Le sublimissime gendre
Bien sûr, il y a l’étape de la tombe, et au cœur du pèlerinage, « la mort à Venise » de « R. W. », le balancement des deux Gondoles Funèbres. Occasion pour Philippe André de conter, d’une plume alerte, le séjour au Palazzo Vendramin, à l’invitation de la « chérissime fille », Cosima, et du « sublimissime gendre », Richard, qui d’ailleurs déclare en douce qu’il ne comprend rien à la « folie en germe » dans les dernières œuvres de son beau-père, surnommé aussi « le roi Lear »… Brouilles, chamailleries, jalousie quand l’autre… gagne trop au whist, réconciliations autour de la Musique-malgré-tout, et puis Liszt exaspéré s’en va, et puis R. W. s’en va pour toujours, « mort à jamais ?». Alors demeurent, en « son nom de Venise dans Bayreuth désert », deux Gondoles, la première, « terrible, née sous le sceau de la fermeture », et la Seconde qui, en son espace central et « avant que l’espace se réduise à rien, nous raconte que l’Ouvert est quelquefois plus proche que les extrémités de la galaxie où nous désespérons de le rencontrer ».

Philosophes (et) poètes
Sans tapage ni solennité, voilà bien Philippe André nous rendant par son écriture à l’espace qu’il fait sien de la poésie, lui qui salue au fil des pages Hölderlin, René Char, Michaux, André du Bouchet, et chez les philosophes « en langue française », ceux qui sont non moins poètes, Jankelevitch ou Maldiney…On retrouvera le « beau, premier degré du terrible » selon Rilke, dans la description de l’énigmatique Schlafoss (Sans sommeil), mais l’apaisement s’accomplit dans Recueillement, – révisé en 1884 à Budapest, où Liszt est malade et craint la cécité – et l’ultime «En Rêve », que P. André décrit sous le signe de la « pure durée » bergsonienne : œuvre issue d’un mouvement de sublimation, « comme née d’une évanescence des nocturnes, s’élevant au-dessus d’eux pour dire la nostalgie de leur nostalgie. »

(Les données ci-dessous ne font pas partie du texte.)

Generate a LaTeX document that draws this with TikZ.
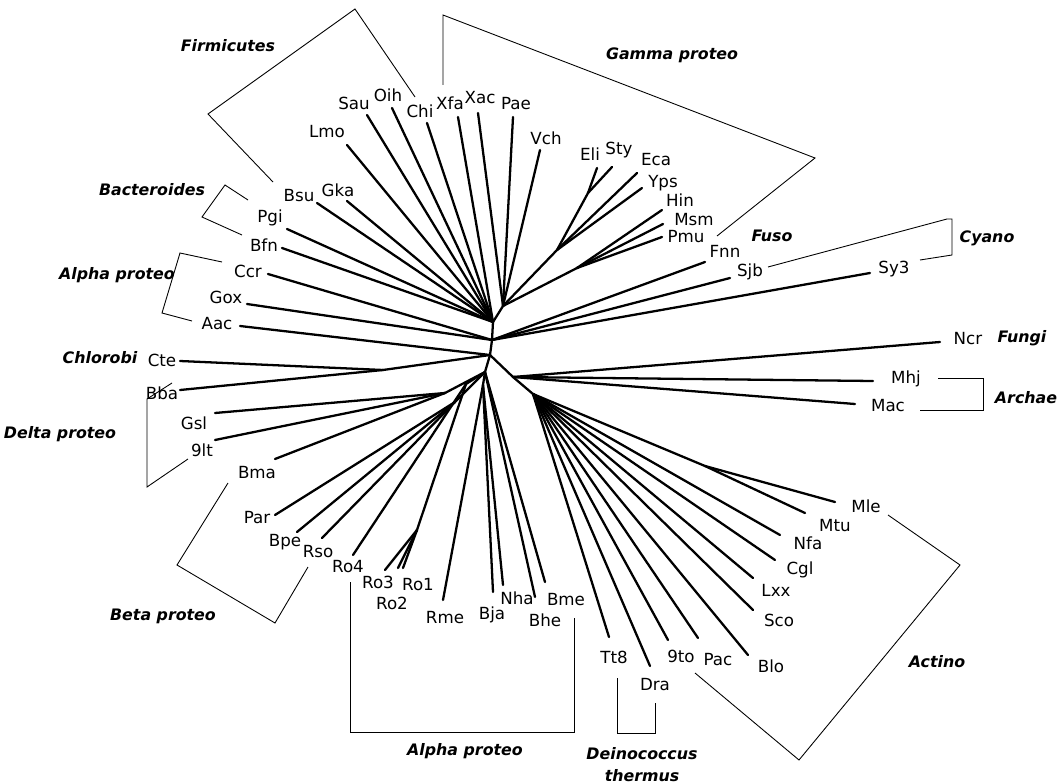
\documentclass[tikz,border=0pt]{standalone}
\usepackage{fontspec}
\setmainfont{DejaVu Sans}
\begin{document}
\begin{tikzpicture}[x=0.02cm,y=-0.02cm,
  branch/.style={line width=1.3pt,line cap=round,line join=round},
  bracket/.style={line width=0.5pt},
  leaf/.style={font=\fontsize{9.5}{11}\selectfont,inner sep=0pt},
  grp/.style={font=\fontsize{9}{11}\selectfont\bfseries\itshape,inner sep=0pt,align=center}]
\fill[white] (0,0) rectangle (1062,784);
\useasboundingbox (0,0) rectangle (1062,784);
% internal junctions
\coordinate (N1) at (493,322);
\coordinate (NG) at (503,306);
\coordinate (N2) at (492,340);
\coordinate (N3) at (490,355);
\coordinate (N4) at (485,372);
\coordinate (NR) at (513,377);
\coordinate (NA) at (533,394);
\coordinate (G2) at (557,250);
\coordinate (ES) at (588,193);
\coordinate (G3) at (577,268);
\coordinate (CB) at (383,370);
\coordinate (MM) at (705,466);
\coordinate (DL) at (445,393);
\coordinate (BP) at (455,402);
\coordinate (LA) at (466,384);
\coordinate (RJ) at (417,530);
\coordinate (LB) at (483,385);
% leaves
\foreach \n/\ex/\ey/\lx/\ly in {
Lmo/347/145/327/132, Sau/367/115/354/103, Oih/392/108/388/95,
Chi/427/123/420/111, Xfa/458/117/450/103, Xac/478/113/480/98,
Pae/513/117/516/104, Vch/540/150/546/138, Eli/597/168/590/154,
Sty/612/167/619/150, Eca/637/173/656/160, Yps/642/188/663/183,
Hin/662/210/680/200, Msm/663/224/694/220, Pmu/662/237/686/237,
Fnn/705/262/725/251, Sjb/730/278/750/272, Sy3/870/273/894/269,
Ncr/940/342/968/339, Mhj/873/381/906/379, Mac/855/404/888/406,
Mle/835/502/866/506, Mtu/805/513/835/526, Nfa/780/535/808/543,
Cgl/775/560/800/570, Lxx/753/578/776/590, Sco/753/610/779/620,
Blo/748/655/771/666, Pac/698/638/718/660, 9to/668/640/681/656,
Dra/650/666/655/685, Tt8/609/637/614/657, Bme/545/582/566/600,
Bhe/535/597/545/620, Nha/503/585/517/598, Bja/493/592/492/615,
Rme/443/600/445/618, Ro1/403/568/418/585, Ro2/398/568/392/603,
Ro3/385/570/378/582, Ro4/353/555/348/567, Rso/322/538/318/552,
Bpe/297/532/285/542, Par/275/515/257/518, Bma/275/459/257/473,
9lt/215/440/202/450, Gsl/215/413/194/423, Bba/180/390/162/393,
Cte/180/361/162/360, Aac/240/326/217/324, Gox/247/304/226/297,
Ccr/268/274/248/271, Bfn/282/248/264/245, Pgi/287/229/270/218,
Bsu/317/203/299/196, Gka/347/201/338/190}
{
  \coordinate (e\n) at (\ex,\ey);
  \node[leaf] (l\n) at (\lx,\ly) {\n};
}
% branches
\foreach \a/\b in {
N1/NG, N1/N2, N2/N3, N3/N4, N3/NR, NR/NA,
NG/G2, NG/G3, G2/ES, ES/eEli, ES/eSty, G2/eEca, G2/eYps,
G3/eHin, G3/eMsm, G3/ePmu,
NG/eXac, NG/ePae, NG/eVch,
N1/eLmo, N1/eSau, N1/eOih, N1/eChi, N1/eXfa, N1/eGka, N1/eBsu, N1/ePgi, N1/eBfn,
N2/eCcr, N2/eGox, N2/eFnn, N2/eSjb, N2/eSy3,
N3/eAac, N3/CB, CB/eCte, CB/eBba,
NR/eNcr, NR/eMhj, NR/eMac,
NA/MM, MM/eMle, MM/eMtu, NA/eNfa, NA/eCgl, NA/eLxx, NA/eSco, NA/eBlo,
NA/ePac, NA/e9to, NA/eDra, NA/eTt8,
N4/DL, DL/eGsl, DL/e9lt, DL/eBma,
N4/BP, BP/ePar, BP/eBpe, BP/eRso,
N4/LA, LA/eRo4, LA/RJ, RJ/eRo1, RJ/eRo2, RJ/eRo3,
N4/LB, LB/eRme, LB/eBja, LB/eNha,
N4/eBhe, N4/eBme}
{ \draw[branch] (\a) -- (\b); }
% group brackets
\coordinate (fa) at (273,182); \coordinate (fb) at (208,114);
\coordinate (fc) at (355,9);   \coordinate (fd) at (415,97);
\draw[bracket] (fa) -- (fb) -- (fc) -- (fd);
\coordinate (ga) at (443,85);  \coordinate (gb) at (443,15);
\coordinate (gc) at (815,158); \coordinate (gd) at (717,236);
\draw[bracket] (ga) -- (gb) -- (gc) -- (gd);
\coordinate (ba) at (248,200); \coordinate (bb) at (225,185);
\coordinate (bc) at (202,217); \coordinate (bd) at (242,235);
\draw[bracket] (ba) -- (bb) -- (bc) -- (bd);
\coordinate (aa) at (222,262); \coordinate (ab) at (180,253);
\coordinate (ac) at (162,313); \coordinate (ad) at (192,321);
\draw[bracket] (aa) -- (ab) -- (ac) -- (ad);
\coordinate (da) at (172,383); \coordinate (db) at (147,399);
\coordinate (dc) at (147,487); \coordinate (dd) at (188,459);
\draw[bracket] (da) -- (db) -- (dc) -- (dd);
\coordinate (ea) at (228,483); \coordinate (eb) at (177,565);
\coordinate (ec) at (275,623); \coordinate (ed) at (308,567);
\draw[bracket] (ea) -- (eb) -- (ec) -- (ed);
\coordinate (pa) at (350,582); \coordinate (pb) at (350,732);
\coordinate (pc) at (574,732); \coordinate (pd) at (574,618);
\draw[bracket] (pa) -- (pb) -- (pc) -- (pd);
\coordinate (ta) at (617,678); \coordinate (tb) at (617,733);
\coordinate (tc) at (655,733); \coordinate (td) at (655,703);
\draw[bracket] (ta) -- (tb) -- (tc) -- (td);
\coordinate (ka) at (888,515); \coordinate (kb) at (960,565);
\coordinate (kc) at (799,760); \coordinate (kd) at (695,673);
\draw[bracket] (ka) -- (kb) -- (kc) -- (kd);
\coordinate (ra) at (938,378); \coordinate (rb) at (983,378);
\coordinate (rc) at (983,410); \coordinate (rd) at (920,410);
\draw[bracket] (ra) -- (rb) -- (rc) -- (rd);
\coordinate (ca) at (768,267); \coordinate (cb) at (947,219);
\coordinate (cc) at (952,219); \coordinate (cd) at (952,255);
\coordinate (ce) at (920,260);
\draw[bracket] (ca) -- (cb) -- (cc) -- (cd) -- (ce);
% group labels
\node[grp] (gFir) at (228,46) {Firmicutes};
\node[grp] (gGam) at (672,55) {Gamma proteo};
\node[grp] (gBac) at (152,190) {Bacteroides};
\node[grp] (gAl1) at (117,275) {Alpha proteo};
\node[grp] (gChl) at (100,358) {Chlorobi};
\node[grp] (gDel) at (60,434) {Delta proteo};
\node[grp] (gBet) at (163,616) {Beta proteo};
\node[grp] (gAl2) at (465,751) {Alpha proteo};
\node[grp] (gDei) at (642,754) {Deinococcus};
\node[grp] (gThe) at (642,776) {thermus};
\node[grp] (gAct) at (937,662) {Actino};
\node[grp] (gArc) at (1026,398) {Archae};
\node[grp] (gFun) at (1022,338) {Fungi};
\node[grp] (gCya) at (987,238) {Cyano};
\node[grp] (gFus) at (772,236) {Fuso};
\end{tikzpicture}
\end{document}
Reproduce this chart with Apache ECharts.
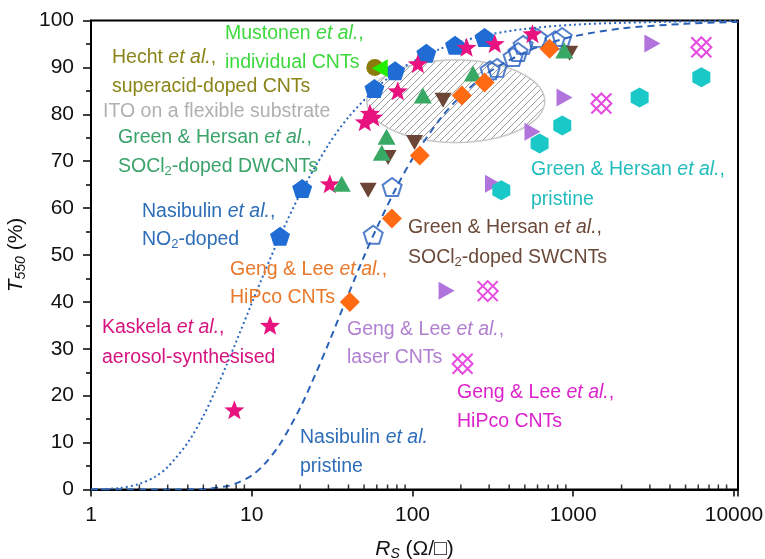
<!DOCTYPE html>
<html>
<head>
<meta charset="utf-8">
<script src="https://cdn.jsdelivr.net/npm/echarts@6/dist/echarts.min.js"></script>
<style>
  html, body { margin: 0; padding: 0; background: #fff; }
  #chart { width: 765px; height: 559px; }
</style>
</head>
<body>
<div id="chart"></div>
<script>
// Sheet resistance R_S (Ω/□) vs. transmittance at 550 nm (%)
const nasibulinNO2 = [[15, 54], [20.6, 64.2], [58, 85.5], [78, 89.3], [122, 93], [184, 94.7], [281, 96.4]];
const nasibulinPristine = [[57, 54.3], [74.7, 64.5], [304, 89.4], [336, 89.9], [423, 92.2], [454, 93.3], [488, 94.8], [596, 96.3], [771, 95.8], [853, 96.5]];
const kaskela = [[7.8, 17], [13, 35], [30.6, 65.2], [50.5, 78.4], [54.4, 80.2], [57, 79.4], [81, 85], [108, 90.8], [217, 94.3], [325, 95.1], [558, 97.2]];
const socl2SWCNT = [[53, 63.8], [70.5, 70.8], [103, 74], [155, 83], [950, 93]];
const socl2DWCNT = [[36.3, 65.2], [64.4, 71.8], [69, 75.2], [116, 84], [238, 88.7], [880, 93.6]];
const gengHiPcoOrange = [[40.8, 40], [74.5, 57.8], [111, 71.2], [203, 84], [281, 86.8], [713, 94]];
const gengLaser = [[163, 42.4], [317, 65.2], [558, 76.3], [883, 83.6], [3110, 95.1]];
const greenPristine = [[357, 63.8], [618, 73.8], [855, 77.6], [2590, 83.6], [6270, 87.9]];
const gengHiPcoMagenta = [[205, 26.8], [294, 42.3], [1497, 82.3], [6270, 94.3]];
const hechtSuperacid = [[58.3, 90]];
const mustonenIndividual = [[62.6, 89.8]];

// Fitted curves read along their paths
const fitNO2 = [[1, 0], [1.5, 0.3], [2, 1.2], [2.5, 2.7], [3, 4.8], [4, 10], [5, 15.7], [6, 21.4], [7, 26.7], [8, 31.5], [10, 39.7], [12, 46.3], [15, 54], [20, 63], [30, 73.5], [40, 79.4], [60, 85.7], [80, 89.1], [100, 91.2], [150, 94], [200, 95.5], [300, 97], [500, 98.2], [1000, 99.1], [2000, 99.5], [5000, 99.8], [10600, 99.9]];
const fitPristine = [[1, 0], [3, 0], [5, 0.1], [7, 0.7], [8, 1.3], [10, 3], [12, 5.4], [15, 9.7], [20, 17.4], [25, 24.7], [30, 31.1], [40, 41.7], [50, 49.7], [60, 55.8], [80, 64.6], [100, 70.5], [150, 79.2], [200, 83.9], [300, 89], [500, 93.2], [700, 95.1], [1000, 96.6], [2000, 98.3], [5000, 99.3], [10600, 99.7]];

// ITO on a flexible substrate: R_S span and T span of the shaded region
const itoRange = { rs: [52, 665], t: [74, 91.6] };

// Axis ticks
const xMajorTicks = [1, 10, 100, 1000, 10000];
const xMinorTicks = [2, 3, 4, 5, 6, 7, 8, 9, 20, 30, 40, 50, 60, 70, 80, 90, 200, 300, 400, 500, 600, 700, 800, 900, 2000, 3000, 4000, 5000, 6000, 7000, 8000, 9000];

const FONT = 'Arial, "Liberation Sans", Helvetica, sans-serif';

// Symbol outlines
const PENTAGON = 'path://M0,-10 L9.51,-3.09 L5.88,8.09 L-5.88,8.09 L-9.51,-3.09 Z';
const STAR = 'path://M0,-10 L2.47,-3.4 L9.51,-3.09 L3.99,1.3 L5.88,8.09 L0,4.2 L-5.88,8.09 L-3.99,1.3 L-9.51,-3.09 L-2.47,-3.4 Z';
const HEXAGON = 'path://M0,-10 L8.66,-5 L8.66,5 L0,10 L-8.66,5 L-8.66,-5 Z';
const LATTICE = 'path://M-10,-10 L10,10 M-10,10 L10,-10 M0,-10 L10,0 L0,10 L-10,0 Z';

// Diagonal hatch fill
function makeHatch() {
  const s = 7;
  const c = document.createElement('canvas');
  c.width = s; c.height = s;
  const g = c.getContext('2d');
  g.fillStyle = '#ffffff';
  g.fillRect(0, 0, s, s);
  g.strokeStyle = '#9c9c9c';
  g.lineWidth = 1;
  g.beginPath();
  g.moveTo(-1, s + 1); g.lineTo(s + 1, -1);
  g.moveTo(-1, 1); g.lineTo(1, -1);
  g.moveTo(s - 1, s + 1); g.lineTo(s + 1, s - 1);
  g.stroke();
  return c;
}
const hatch = { image: makeHatch(), repeat: 'repeat' };

function rich(color, size) {
  return {
    i: { fontFamily: FONT, fontSize: size, fontStyle: 'italic', fill: color },
    s: { fontFamily: FONT, fontSize: Math.round(size * 0.65), fill: color, padding: [9, 0, 0, 0] }
  };
}

// Annotation text, each entry one line
const notes = [
  { t: 'Mustonen {i|et al.},', c: '#3dd83d', x: 225, y: 34 },
  { t: 'individual CNTs', c: '#3dd83d', x: 225, y: 63 },
  { t: 'Hecht {i|et al.},', c: '#8a8419', x: 112, y: 58 },
  { t: 'superacid-doped CNTs', c: '#8a8419', x: 112, y: 87 },
  { t: 'ITO on a flexible substrate', c: '#b0b0b0', x: 103, y: 112 },
  { t: 'Green & Hersan {i|et al.},', c: '#3aa36a', x: 118, y: 138 },
  { t: 'SOCl{s|2}-doped DWCNTs', c: '#3aa36a', x: 118, y: 167 },
  { t: 'Nasibulin {i|et al.},', c: '#2e6db8', x: 142, y: 212 },
  { t: 'NO{s|2}-doped', c: '#2e6db8', x: 142, y: 240 },
  { t: 'Geng & Lee {i|et al.},', c: '#e8782a', x: 230, y: 270 },
  { t: 'HiPco CNTs', c: '#e8782a', x: 230, y: 298 },
  { t: 'Kaskela {i|et al.},', c: '#d6137f', x: 102, y: 328 },
  { t: 'aerosol-synthesised', c: '#d6137f', x: 102, y: 358 },
  { t: 'Nasibulin {i|et al.}', c: '#2e6db8', x: 300, y: 438 },
  { t: 'pristine', c: '#2e6db8', x: 300, y: 467 },
  { t: 'Geng & Lee {i|et al.},', c: '#b07fd0', x: 347, y: 330 },
  { t: 'laser CNTs', c: '#b07fd0', x: 347, y: 358 },
  { t: 'Geng & Lee {i|et al.},', c: '#dd22cc', x: 457, y: 393 },
  { t: 'HiPco CNTs', c: '#dd22cc', x: 457, y: 422 },
  { t: 'Green & Hersan {i|et al.},', c: '#6b4a3a', x: 408, y: 228 },
  { t: 'SOCl{s|2}-doped SWCNTs', c: '#6b4a3a', x: 408, y: 258 },
  { t: 'Green & Hersan {i|et al.},', c: '#22bcbc', x: 531, y: 170 },
  { t: 'pristine', c: '#22bcbc', x: 531, y: 200 }
];
const NOTE_SIZE = 19.5;

function scatter(name, data, symbol, size, color, extra) {
  return Object.assign({
    name, type: 'scatter', data, symbol, symbolSize: size,
    itemStyle: { color, opacity: 1 },
    emphasis: { disabled: true }, silent: true, clip: false
  }, extra || {});
}

const chart = echarts.init(document.getElementById('chart'), null, { renderer: 'canvas' });

const axisNameRich = {
  it: { fontFamily: FONT, fontSize: 21, fontStyle: 'italic', color: '#111' },
  sub: { fontFamily: FONT, fontSize: 14, fontStyle: 'italic', color: '#111', padding: [10, 0, 0, 0] },
  n: { fontFamily: FONT, fontSize: 21, color: '#111' }
};

chart.setOption({
  animation: false,
  textStyle: { fontFamily: FONT },
  grid: {
    left: 91, right: 27, top: 20.5, bottom: 69.5,
    containLabel: false, outerBoundsMode: 'none',
    show: true, borderColor: '#000', borderWidth: 2, backgroundColor: 'transparent'
  },
  xAxis: {
    type: 'log', logBase: 10, min: 1, max: 10600,
    name: '{it|R}{sub|S}{n| (Ω/□)}', nameLocation: 'middle', nameGap: 48,
    nameTextStyle: { rich: axisNameRich },
    axisLine: { lineStyle: { color: '#000', width: 2 } },
    axisTick: { show: true, length: 7, lineStyle: { color: '#000', width: 1.5 } },
    axisLabel: {
      fontSize: 21, color: '#111', margin: 15,
      formatter: v => (xMajorTicks.indexOf(Math.round(v)) >= 0 && Math.abs(v - Math.round(v)) < 1e-6) ? String(Math.round(v)) : ''
    },
    splitLine: { show: false }
  },
  yAxis: {
    type: 'value', min: 0, max: 100, interval: 10,
    name: '{it|T}{sub|550}{n| (%)}', nameLocation: 'middle', nameGap: 54, nameRotate: 90,
    nameTextStyle: { rich: axisNameRich },
    axisLine: { show: true, lineStyle: { color: '#000', width: 2 } },
    axisTick: { show: true, length: 8, lineStyle: { color: '#000', width: 1.5 } },
    minorTick: { show: true, splitNumber: 2, length: 5, lineStyle: { color: '#000', width: 1.5 } },
    axisLabel: { fontSize: 21, color: '#111', margin: 17 },
    splitLine: { show: false }
  },
  graphic: notes.map(n => ({
    type: 'text', x: n.x, y: n.y, silent: true, z: 50,
    style: {
      text: n.t, fill: n.c, fontFamily: FONT, fontSize: NOTE_SIZE,
      verticalAlign: 'middle', align: 'left', rich: rich(n.c, NOTE_SIZE)
    }
  })),
  series: [
    {
      name: 'ITO', type: 'custom', silent: true, z: 1,
      data: [[itoRange.rs[0], itoRange.t[0], itoRange.rs[1], itoRange.t[1]]],
      encode: { x: [0, 2], y: [1, 3] },
      renderItem: function (params, api) {
        const a = api.coord([api.value(0), api.value(1)]);
        const b = api.coord([api.value(2), api.value(3)]);
        const cx = (a[0] + b[0]) / 2, cy = (a[1] + b[1]) / 2;
        const rx = Math.abs(b[0] - a[0]) / 2, ry = Math.abs(b[1] - a[1]) / 2;
        const pts = [];
        for (let i = 0; i < 120; i++) {
          const th = i / 120 * Math.PI * 2;
          pts.push([cx + rx * Math.cos(th), cy + ry * Math.sin(th)]);
        }
        return { type: 'polygon', shape: { points: pts }, style: { fill: hatch, stroke: '#c6c6c6', lineWidth: 1.5 } };
      }
    },
    {
      name: 'fit NO2', type: 'line', data: fitNO2, smooth: 0.3, showSymbol: false, symbol: 'none', silent: true, z: 2,
      lineStyle: { color: '#2a67c0', width: 2, type: [2, 3] }
    },
    {
      name: 'fit pristine', type: 'line', data: fitPristine, smooth: 0.3, showSymbol: false, symbol: 'none', silent: true, z: 2,
      lineStyle: { color: '#2a62b8', width: 2, type: [7, 5] }
    },
    {
      name: 'minor ticks', type: 'scatter', data: xMinorTicks.map(v => [v, 0]), symbol: 'rect', symbolSize: [1.5, 5], symbolOffset: [0, -2.5],
      itemStyle: { color: '#000' }, silent: true, clip: false, z: 3
    },
    scatter('Nasibulin pristine', nasibulinPristine, PENTAGON, [19, 18], 'rgba(0,0,0,0)', { itemStyle: { color: 'rgba(255,255,255,0)', borderColor: '#2860c0', borderWidth: 2 }, z: 3 }),
    scatter('Nasibulin NO2', nasibulinNO2, PENTAGON, [20, 19], '#1f6cd4', { z: 4 }),
    scatter('Kaskela', kaskela, STAR, [20, 19], '#e8137f', { z: 5 }),
    scatter('SWCNT SOCl2', socl2SWCNT, 'triangle', [17, 15], '#6b4536', { symbolRotate: 180, z: 5 }),
    scatter('DWCNT SOCl2', socl2DWCNT, 'triangle', [18, 16], '#38a865', { z: 6 }),
    scatter('Geng HiPco', gengHiPcoOrange, 'diamond', [20, 20], '#ff6a13', { z: 7 }),
    scatter('Geng laser', gengLaser, 'triangle', [18, 16], '#b173dc', { symbolRotate: -90, z: 7 }),
    scatter('Green pristine', greenPristine, HEXAGON, [18, 20], '#1bc8c8', { z: 8 }),
    scatter('Geng HiPco 2', gengHiPcoMagenta, LATTICE, [20, 20], '#e01ed8', { itemStyle: { color: 'rgba(0,0,0,0)', borderColor: '#e01ed8', borderWidth: 2 }, z: 8 }),
    scatter('Hecht', hechtSuperacid, 'circle', 17, '#8b7a0c', { z: 9 }),
    scatter('Mustonen', mustonenIndividual, 'triangle', [18, 16], '#22ee00', { symbolRotate: 90, z: 10 })
  ]
});
</script>
</body>
</html>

Est-ce moi qui rêve la nuit ?
En un dernier chapitre (Coda, bien sûr), l’auteur réausculte le Temps si particulier de cette fin du Pèlerinage, – « sous l’emprise d’une circularité » ? -, un Temps, « susceptible de faire perdre à Orphée la notion de temps lui-même, avec la permanence dans notre présent du monde originaire où le vécu essentiel est celui de l’espace ». Celui des synesthésies, (alias Correspondances) de Baudelaire (lui qui appelait : « O mort, vieux capitaine, il est temps, levons l’ancre ! Ce pays nous ennuie, ô Mort ! Appareillons »), et aussi des discordances, des recouvrements dans la mémoire (il nous revient aussi, selon le palimpseste – le « gratté à nouveau » – de la couche des souvenirs que les « affichistes », Hains ou Villeglé, ont exploré depuis les années 60)…

La conception de l’Ouvert
Et selon cette conception de l’Ouvert pour laquelle P. André « milite » discrètement, invitant le lecteur à prolonger la démarche, il nous importe qu’un maître-livre comme celui d’Albert Béguin, L’Ame romantique et le Rêve- 1937 ! -soit cité ici, en sa magnifique Introduction : « Est-ce moi qui rêve la nuit ?… Faut-il croire que j’assiste à la danse incohérente, honteuse, misérablement simiesque des atomes de ma pensée ? », reliant ainsi (via Armin : « Les œuvres poétiques ne sont pas vraies de cette vérité que nous attendons de l’histoire ») l’immense Liszt rêveur à un romantisme allemand où se ressourcent aussi, malgré la distance temporelle et culturelle, ses « dernières œuvres pianistiques ». Tout autant que celles-là envoient, comme le disait le compositeur, « un javelot dans l’avenir », un avenir « délivré » non seulement de l’ordre tonal , mais de la conduite « ordinaire » des pensées développées, pré-établies, échappant à la magnifique liberté onirique.

Philippe André : « Nuages gris », le dernier pèlerinage de Franz Liszt, collection Sursum Corda, Editeur Le Passeur. ( 165 p. ; 2014 ) Les deux premiers tomes des Années de pèlerinage (d’abord édités en livre chez Aléas) sont disponibles en e-books, Alter-éditions.